Desde hace varios días me persigue la imagen de una pareja de
amigos que se alejan, mientras suben los peldaños de una escalera.
Hicimos lo posible por encomendarnos a la risa, la generosidad o al
potencial futuro para evitar la palabra tópica y lamentable. Pero al
final, nos despedimos con una melancolía persistente.
Todos acumulamos despedidas diversas y también peldaños que
marcaron algo de nuestros azares o desencuentros. Recuerdo una
escalerita de madera en el campo de mi infancia en la que los dos o
tres niños de una legua a la redonda jugábamos a entonar canciones
al atardecer. No era el punto cubano o la décima sino más bien
tonadillas o boleros que la radio dejaba escuchar cuando se
conseguían pilas o baterías.
Las escaleras son como vértebras modestas de la ciudad. ¿Quién
olvida el beso de la novia o juegos mayores albergados por el rincón
menos iluminado? Para el hombre de campo vivir en esos "palomares"
significó al principio imitar al pájaro o desafiar la lógica diaria
de convivir a escala humana y terrenal. La ciudad se hace fuerte en
los pisos altos y llegó a una de sus primeras metáforas de la
rapidez con el ascensor que devora las prisas, pero —como agónica
paradoja— puede representar la mayor inmovilidad si ese "aparato" se
detiene. A menudo evoco una mañana en el Teatro Amadeo Roldán en la
que se celebraba un encuentro de humoristas. Todavía enfrascados en
el tema de debate, decidimos desdeñar la corta escalera de sólidas
etapas y tomar el elevador, esta vez para descender. Cuando aquello
se detuvo, transcurrieron unos cinco minutos de risas y bromas. Pero
al sexto o al séptimo, la ansiedad comenzó a devorarnos y al salir,
poco después, se había marchitado el pertinaz y colectivo ingenio.

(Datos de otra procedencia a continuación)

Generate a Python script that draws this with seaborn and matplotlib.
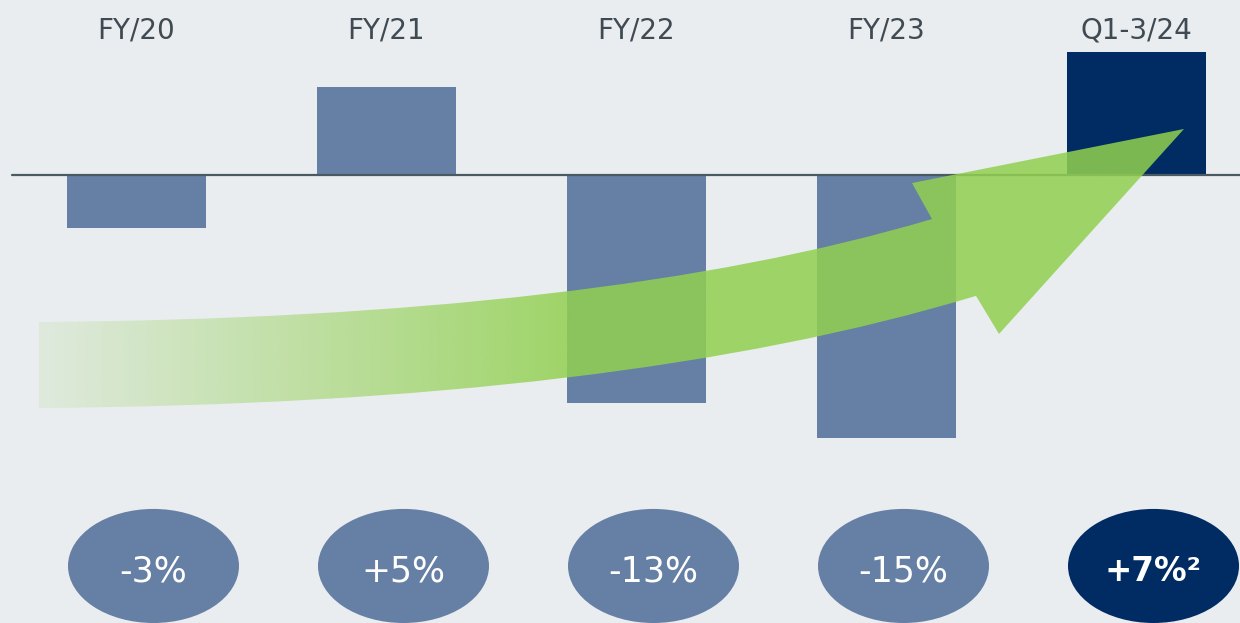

El susto debió servirnos para, en lo adelante, ejercitar más los
pies y rendir menos culto a la comodidad.
Hay entradas de escaleras tan parecidas que no hacen pensar en
despedidas porque más bien dificultan el encuentro. Me sucede en el
reparto Alamar, el barrio populoso que La Habana vio levantarse a
partir de los sesenta. Como se parecen los edificios y las entradas,
cualquiera se pierde si no lleva las señas bien apuntadas. Una
mañana confusa y tensa hasta Tania —casi "orientada"— me acompañó en
el extravío, de un bloque a otro de uno de número impar a otro de
dígitos abundantes. Ni siquiera el azul cercano del mar mitigaba
nuestra ansiedad. Cuando estábamos a punto de desmayarnos en un
quinto piso una puerta se abrió. Nunca supimos el nombre de aquella
señora, pero su prueba de buena fe y solidaridad engrosó nuestra
antología personal de agradecimientos.
Salimos a la avenida soleada sin cumplir con nuestro encargo,
pero por allá en lo hondo latía una certeza: en los altos o en los
bajos, aún hasta cuando nos despistamos, una escalera puede conducir
a una sonrisa. ¿Podría pedirse más a la gestión de nuestras piernas?